Latent heat (heat of transformation)#

During a phase change, temperature stays constant while energy is added or removed:

(155)#\[ Q = Lm \]

\(L\): heat of transformation (J/kg or cal/g).
\(L_F\) (fusion): solid ↔ liquid (melting/freezing).
\(L_V\) (vaporization): liquid ↔ gas (boiling/condensing).

Water: \(L_F \approx 333\) kJ/kg; \(L_V \approx 2256\) kJ/kg. Vaporization requires much more energy per kg than fusion.

Heat transfer across a phase change#

When heating from one phase to another (e.g., ice at \(-10°C\) → water at \(20°C\)), add the steps:

Warm to phase-change temperature: \(Q_1 = mc\,\Delta T\) (ice \(-10°C\) → \(0°C\)).
Phase change: \(Q_2 = Lm\) (melt ice at \(0°C\)).
Warm beyond: \(Q_3 = mc\,\Delta T\) (water \(0°C\) → \(20°C\)).

(156)#\[ Q_{\text{total}} = Q_1 + Q_2 + Q_3 \]

Use the appropriate \(c\) and \(L\) for each step.

Poll: Ice-water mixture equilibrium

The specific heat of water is 4.19 kJ/(kg·K) and the heat of fusion of water is 333 kJ/kg. You have 1 kg of ice at its melting point and 1 kg of water at temperature \(T_i\). What should \(T_i\) be so that when mixed, you have water in equilibrium at its freezing point?

(A) 7°C
(B) 13°C
(C) 20°C
(D) 93°C
(E) None of these is close

Poll: Specific heat

The same heat \(Q\) warms 1 kg of aluminum by 10°C and 1 kg of water by 2°C. Which has the greater specific heat?

(A) Aluminum
(B) Water
(C) Equal

Example: T vs Q graph—extract parameters#

Example: T vs Q graph—extract parameters

An experiment measures the temperature of a 500 g substance while steadily supplying heat. The figure shows the results.

[FIGURE: T vs Q graph with labeled phases—solid warming, melting plateau, liquid warming, boiling plateau, gas warming; axes labeled]

Find (a) specific heat of the solid phase, (b) specific heat of the liquid phase, (c) melting and boiling temperatures, (d) heats of fusion and vaporization.

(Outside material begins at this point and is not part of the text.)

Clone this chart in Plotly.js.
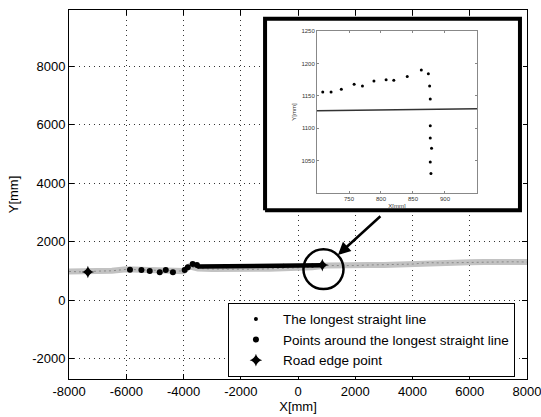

Solution: (a) \(c = Q/(m\,\Delta T)\) from slope in solid region. (b) Same in liquid region. (c) Read from plateaus. (d) \(L = Q/m\) from width of each plateau.

Summary#

\(Q = mc\,\Delta T\)—temperature change; \(c\) = specific heat.
\(Q = Lm\)—phase change; \(L\) = latent heat (fusion or vaporization).
1 cal ≈ 4.19 J; water has high \(c\) and high \(L\).
For processes crossing phase boundaries: sum heat for each step (warm → phase change → warm).